Mais ces appellations insolites sont souvent lourdes à porter pour leurs détenteurs, qui se sentent contraints à l'originalité. «Les scientifiques ont déjà prouvé que les porteurs de prénoms bizarres vivent en moyenne cinq ans de moins que les autres», indique à l'AFP Alexandra Souperanskaïa, auteur du recueil Les prénoms russes.

Les premières «victimes» de cette tendance sont apparues dès les années 1920-30 en URSS.

Le jeune régime soviétique athée avait remplacé la cérémonie religieuse par un «baptême rouge» sous les drapeaux avec faucille et marteau, en présence d'un commissaire bolchevique à la place du pope.

«Les enfants nommés Traktor (Tracteur) ou Oktiabrina (Révolution bolchevique d'Octobre) ont ensuite tout fait pour se faire réenregistrer comme Timofeï et Irina», rappelle-t-elle.
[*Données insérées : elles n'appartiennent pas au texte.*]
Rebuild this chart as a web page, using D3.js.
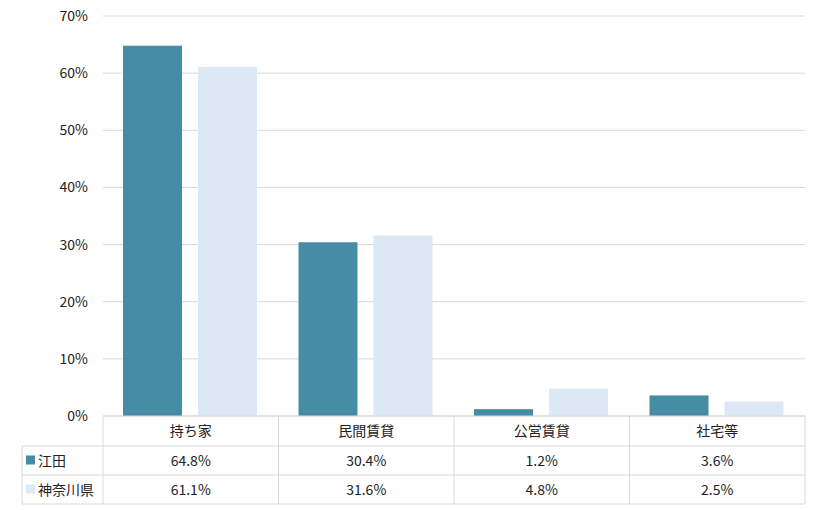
<!DOCTYPE html>
<html><head><meta charset="utf-8">
<script src="https://cdn.jsdelivr.net/npm/d3@7"></script>
<style>body{margin:0;background:#fff}text{font-family:"Noto Sans CJK JP","Noto Sans",sans-serif;fill:#222}</style>
</head><body><svg id="c" width="820" height="510"></svg>
<script>
const categories=["持ち家","民間賃貸","公営賃貸","社宅等"];
const seriesNames=["江田","神奈川県"];
const eda=[64.8,30.4,1.2,3.6];
const kanagawa=[61.1,31.6,4.8,2.5];
const yTicks=[0,10,20,30,40,50,60,70];
const colors=["#468ca5","#dce9f5"];
const svg=d3.select("#c");
const L=103,R=805,T=16,B=416;
const x=d3.scaleBand().domain(categories).range([L,R]);
const y=d3.scaleLinear().domain([0,70]).range([B,T]);
const grid="#d9d9d9";
svg.append("g").selectAll("line").data(yTicks).join("line")
 .attr("x1",L).attr("x2",R).attr("y1",d=>y(d)).attr("y2",d=>y(d)).attr("stroke",grid);
svg.append("g").selectAll("text").data(yTicks).join("text")
 .attr("x",88).attr("y",d=>y(d)+5).attr("text-anchor","end").attr("font-size",14).text(d=>d+"%");
const data=[eda,kanagawa];
const bw=59, offs=[20,95];
data.forEach((s,i)=>{
 svg.append("g").selectAll("rect").data(s).join("rect")
  .attr("x",(d,j)=>x(categories[j])+offs[i]).attr("width",bw)
  .attr("y",d=>y(d)).attr("height",d=>B-y(d)).attr("fill",colors[i]);
});
// table
const rows=[416,446,475,504], left=22;
const tl=svg.append("g").attr("stroke",grid).attr("fill","none");
tl.append("line").attr("x1",L).attr("x2",R).attr("y1",B).attr("y2",B);
[1,2,3].forEach(r=>tl.append("line").attr("x1",left).attr("x2",R).attr("y1",rows[r]).attr("y2",rows[r]));
tl.append("line").attr("x1",left).attr("x2",left).attr("y1",rows[1]).attr("y2",rows[3]);
categories.forEach(c=>tl.append("line").attr("x1",x(c)).attr("x2",x(c)).attr("y1",B).attr("y2",rows[3]));
tl.append("line").attr("x1",R).attr("x2",R).attr("y1",B).attr("y2",rows[3]);
svg.append("g").selectAll("text").data(categories).join("text")
 .attr("x",c=>x(c)+x.bandwidth()/2).attr("y",436).attr("text-anchor","middle").attr("font-size",14).text(c=>c);
data.forEach((s,i)=>{
 const cy=(rows[i+1]+rows[i+2])/2;
 svg.append("rect").attr("x",26).attr("y",cy-5).attr("width",9).attr("height",9).attr("fill",colors[i]);
 svg.append("text").attr("x",38).attr("y",cy+5).attr("font-size",14).text(seriesNames[i]);
 svg.append("g").selectAll("text").data(s).join("text")
  .attr("x",(d,j)=>x(categories[j])+x.bandwidth()/2).attr("y",cy+5).attr("text-anchor","middle").attr("font-size",14).text(d=>d.toFixed(1)+"%");
});
</script></body></html>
Mais des prénoms comme Ninel (Lénine à l'envers), Stalina, Barricada, Dazdraperma (Vive le 1er Mai), Dimat (Matérialisme dialectique) ou Dognatiï (en référence au slogan des premiers plans quinquennaux «Rejoindre et dépasser les États-Unis») sont toujours portés comme une croix par ces enfants de la révolution.